No-nonsense Junior cut to the chase: “Why’s he singing about his car? He’s silly, isn’t he?”

[6] Buggles, ‘Video Killed The Radio Star’

I’m concerned I may have to defend this one. EASY. Just look at Junior finding the glee in the poignancy, making her plastic tiger leapfrog her plastic lion, all in time to the ecstatic pulse of the music. Watch her punching the air and performing the dance of the seven veils with her sister’s muslin square; it’s a dizzy representation of the song’s way with the possibilities of pop.

‘Video Killed The Radio Star’ suffers from the “novelty” tag, being, on the surface at least, a one-hit wonder with a chipmunk, quasi-synthesised chorus. Then there’s Trevor Horn, all bubble-perm and oversized specs, hardly projecting an image of a man about to push pop’s boundaries to glorious and ludicrous extents with ABC and Frankie Goes To Hollywood respectively. But we’re not interested in surface. The song’s depth is in the bittersweet nostalgia, the regret at the passing of an age of music even as it embraces the new world, and also in the symphonic electronica – crescendos, drop-outs, even a sense of the fat lady singing. MTV co-opted it as the anthem of triumph of picture over audio, making it the first song to be played on the station, and perhaps they hit the nail on the head. It’s a requiem and celebration rolled into one.

[7] Roxy Music, ‘Dance Away’

I saw a BBC 4 documentary about Roxy Music a few months ago, and it was fascinating to see the drift from glam intelligentsia to disco stylists through to smoother-than-silk lounge lizards, and to watch Brian Eno politely distancing himself from everything that came after his pivotal contributions. They were a very different beast by this point – clearly Bryan Ferry’s plaything – and although they’d always led from the front, notionally ahead of prevailing fashions, 1978’s Manifesto album was drenched in disco.
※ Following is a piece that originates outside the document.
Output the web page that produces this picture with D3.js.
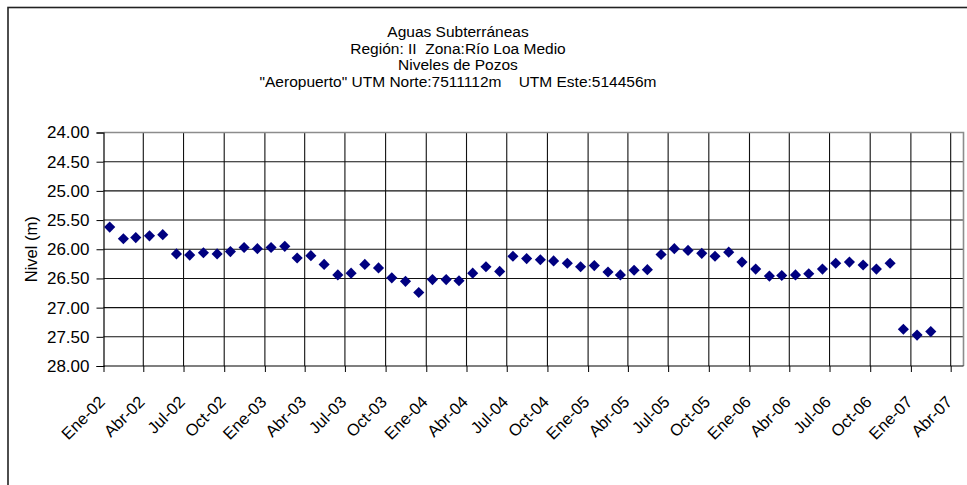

Too late? Or an early example of what every other “rock” group was about to do anyway?

No matter whether Roxy were leading or following – ‘Dance Away’ and the more obviously discofied sister single ‘Angel Eyes’ were pure-spun class. I’m not as familiar with the earlier albums as I should be – they’re always on my list for a Fopp splurge – but there’s an effortless freshness to the RM sound that belies its age. ‘Dance Away’ is clearly the work of a craftsman, beautifully arranged, no note wasted etc., and in fabulous couplets like “She’s dressed to kill/And guess who’s dying?” it straddles the pithy/corny line that would become so familiar to Roxy Music in their twilight years.

Their reputation even seems to reach the pre-schoolers, with Junior asserting “I like Loxy Music” when I told her what was going in the tray. I don’t suppose she has much heartache to dance away, but she shook her hips and wrenched her sister’s arms from her sockets as per. “I like it; play it again.”
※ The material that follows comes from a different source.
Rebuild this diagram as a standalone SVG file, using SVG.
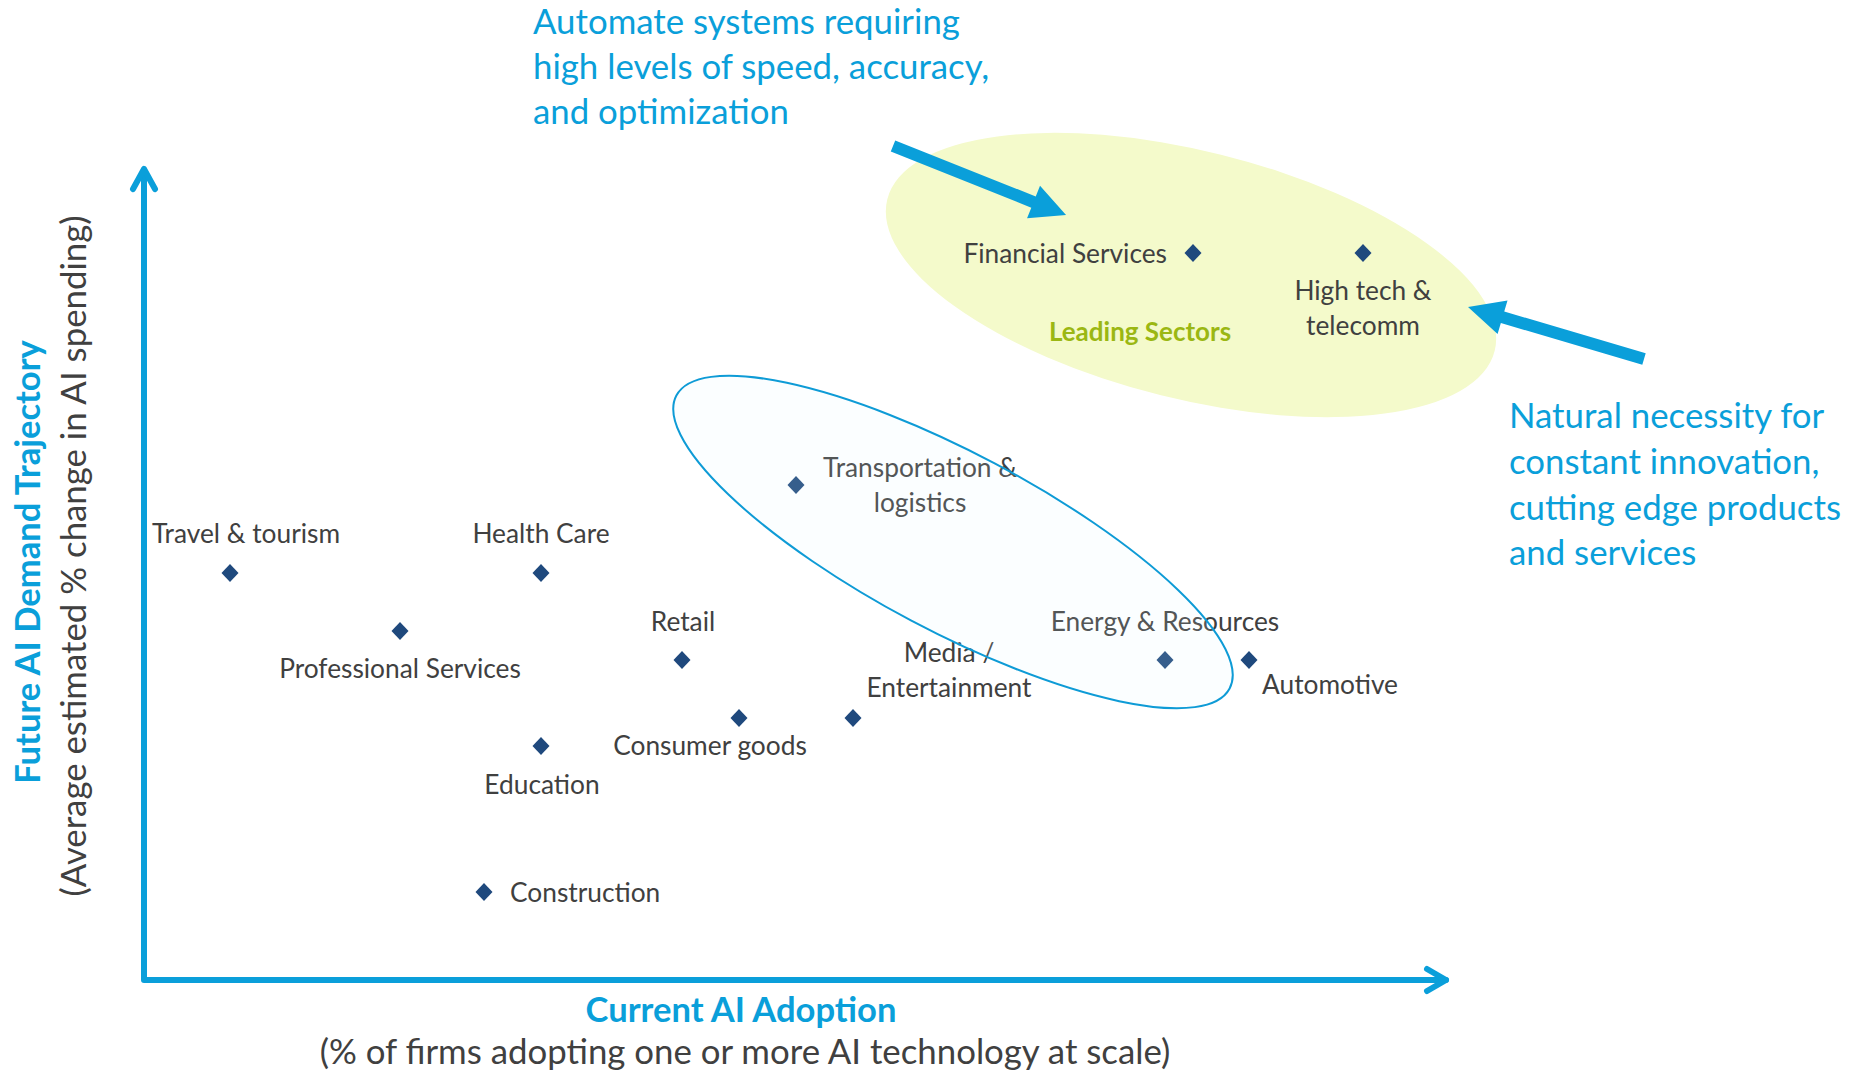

[8] The Sugarhill Gang, ‘Rapper’s Delight’

So I hinted ‘Good Times’ would be back, and back and back and back. Remember when sampling was a thing of wonder, prompting gasps and “they can’t do that”s and righteous indignation on behalf of the act being plundered? The wringing of hands over ‘Adventures On The Wheels of Steel’ and ‘Pump Up The Volume’? Well, that still happens – there are still dinosaurs – but the nifty steal is part of the rich tapestry now, and when it ain’t lazy (bow your head, P Diddy) it’s like fairydust.

But here we are at its mass-market dawn, in a perfectly silly rap song beset by wrangles over whose rhymes were whose but enhanced by its sheer length. That it never gets boring – through its 10 minutes or over 29 years – is testament to winning delivery and low-down base catchiness. Junior’s reaction is to get into a predictable groove – and then she throws me a curveball: “Is he black?” Well, yeah, he is, they are, they were, it’s just the subject of race has never been broached at home, and it’s not as if she’s hearing it. Now, we can debate how early identities are being nailed down at nursery, or we can just conclude that Junior’s never been introduced to Eminem. There’s a time for everything.

The Sugarhill Gang were paid back in kind, of course. By Las Ketchup. To the hip, the hop, the hibby…

[9] Tubeway Army, ‘Are ‘Friends’ Electric?’

Hear that? Those are new gods marching over the pop scene to Prokofievian synth chords, punkbots on rollerblades gliding to a lipsticked new world order. You get the drift. Gary Numan may well have been a figure of fun – a slightly freakish, unsettling one, yeah – but what the hell did that matter to him when he was splicing Kraftwerk and Bowie templates to take his android aria to the top of the charts?

This sounds like the future, and it’s a lonely, terrifying one. In Numan’s high concept, “friends” are automatons, here to leaven the solitude and provide for, well, other needs. “Mine broke down,” he croaks and the flimsy tissue of solace rips apart around it. But the synth cycle transcends its forbidding tones and raises the song to epic status, delivering Queen-like rock in pure electronica. It’s stunning and still dominant even as Adina Howard, Richard X and Sugababes hijack it for their own saucy needs.

Back here in 2008, Junior performed all sorts of unlikely twists and turns to the music. It would’ve put my back out, but then, I’m not three. As we left the house 10 minutes later, she said “It’s cold outside.” Whoa.

[10] The Cure, ‘Boys Don’t Cry’

But, of course, they do. Yes, I’ve deciphered Fat Bob’s pouty-lipped whinings, a mere 29 years after everyone else did. What’s more, Pornography was just a rather ponderous slab of doom-pop and not, after all, some unbelievably unnecessary etchings of Bob and Lol Tolhurst in flagrante. And The Head On The Door was a dream.

Anyway, ‘Boys Don’t Cry’ – in which not-yet-fat-just-a-bit-pasty Robert Smith and gang invented desperately wan indie-pop for The Mighty Lemon Drops and (bringing it into the 21st century) Good Shoes to pick up and run with. But you can’t blame The Cure for everything; this is an honest song, packed with embarrassingly familiar emotion, and a tempo that crashes into itself, awkward as a teenage lad. It’s concise and warm.

Still, only a twerp with windmilling arms in a fraying, too-large, black woolly jumper could dance to it. Junior refuses point-blank, but says she likes it all the same. Asks for a repeat too. The Cure repeated it themselves seven years later, re-recorded and buffed up. Don’t do that.